There are an abundant amount different kinds of bookstores across the country.  You have the well-known chains like Barnes & Noble, Borders, Half Price Books, and then you have your local tiny independent bookstores that have been around forever, (some even too small to be mentioned, but doesn’t make them not as popular among faithful their clients).

This is how I think they compare, they don’t!  Each bookstore has their own “thing/things” that makes them different.  One is not better than the other, it’s just different.  It can also be various things too — like a cafe in the store, a gift section, couches and comfortable chairs, a certain employee, or even the way the store is designed.  I go to two bookstores within the same chain, miles away from each other, and I like them both equally, though they are very very different.

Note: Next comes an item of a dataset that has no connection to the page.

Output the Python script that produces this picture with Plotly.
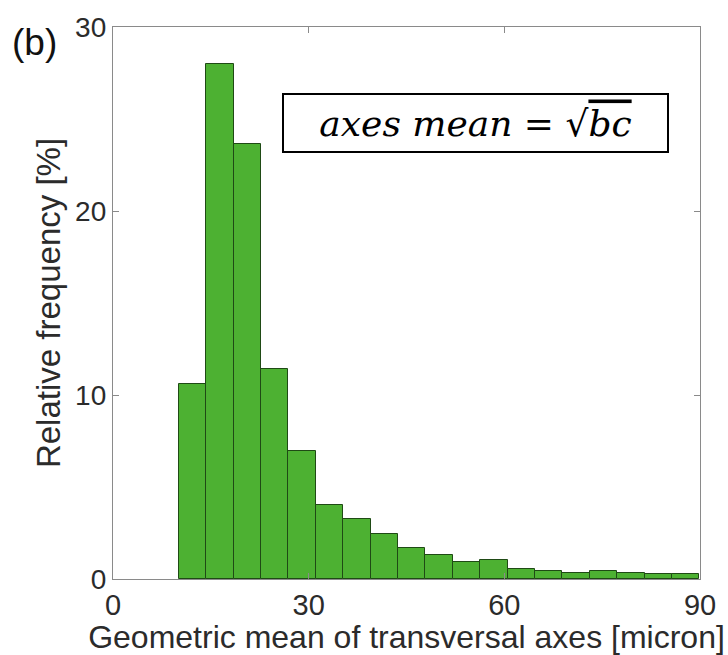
import plotly.graph_objects as go

# Data
bin_start = 10.1
bin_width = 4.2
freq = [10.6, 28.0, 23.65, 11.4, 6.95, 4.0, 3.25, 2.45, 1.7, 1.3,
        0.95, 1.05, 0.55, 0.45, 0.33, 0.45, 0.3, 0.25, 0.25]
x_ticks = [0, 30, 60, 90]
y_ticks = [0, 10, 20, 30]
x_title = "Geometric mean of transversal axes [micron]"
y_title = "Relative frequency [%]"
panel_label = "(b)"

centers = [bin_start + bin_width * (i + 0.5) for i in range(len(freq))]

axis_col = "#8a8a8a"
text_col = "#2b2b2b"
font_fam = "Liberation Sans, Arial, sans-serif"

fig = go.Figure()
fig.add_trace(go.Bar(
    x=centers, y=freq, width=bin_width,
    marker=dict(color="#4DB132", line=dict(color="#1f4a15", width=1)),
    hoverinfo="x+y",
))

fig.update_layout(
    width=728, height=655,
    margin=dict(l=113, r=28, t=27, b=72),
    paper_bgcolor="white", plot_bgcolor="white",
    showlegend=False, bargap=0,
    font=dict(family=font_fam, color=text_col, size=28),
    xaxis=dict(
        range=[0, 90], tickvals=x_ticks, ticktext=[str(v) for v in x_ticks],
        showgrid=False, zeroline=False, showline=True, linecolor=axis_col, linewidth=1.3,
        mirror="ticks", ticks="inside", ticklen=6, tickcolor=axis_col, tickwidth=1.3,
        tickfont=dict(size=29, color=text_col),
        title=dict(text=x_title, font=dict(size=32, color=text_col), standoff=0),
    ),
    yaxis=dict(
        range=[0, 30], tickvals=y_ticks, ticktext=[str(v) for v in y_ticks],
        showgrid=False, zeroline=False, showline=True, linecolor=axis_col, linewidth=1.3,
        mirror="ticks", ticks="inside", ticklen=6, tickcolor=axis_col, tickwidth=1.3,
        tickfont=dict(size=28, color=text_col),
        title=dict(text=y_title, font=dict(size=33, color=text_col), standoff=4),
    ),
)

fig.add_annotation(
    xref="paper", yref="paper", x=-0.175, y=0.972, xanchor="left", yanchor="middle",
    text=panel_label, showarrow=False, font=dict(size=37, color="#111111", family=font_fam),
)

fig.add_annotation(
    xref="x", yref="y", x=55.6, y=24.8, xanchor="center", yanchor="middle",
    text="<i>axes mean</i> = √<span style='text-decoration:overline'><i>bc</i></span>",
    showarrow=False,
    font=dict(size=36, color="black", family="DejaVu Serif, Liberation Serif, serif"),
    bordercolor="black", borderwidth=2, bgcolor="white",
    borderpad=0, width=383, height=56,
)

fig.write_html("out.html")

When I walk into a bookstore and as a book lover, I’m amazed at the beauty of seeing real books on the shelves, much more so than the popular electronic book gadgets, (the Nook and Kindle, for example). I have nothing against these gadgets, but doesn’t everyone love the smell of flipping through a book?  If books become obsolete, which I’m sure they eventually will, what will happen to the large chain stores, book tours and autographs?

As far as the sweet small town bookstores (some which aren’t in small town, it’s more of the type of store), they seem to be disappearing, which I think is sad.  They are no longer the same, thanks to their larger competition.  (For an idea of an independent small book store, watch the movie You’ve Got Mail, with Meg Ryan and Tom Hanks).

In the end, a bookstore is a bookstore, and they are all trying to do the same thing — sell the book that the author has put his or her heart into.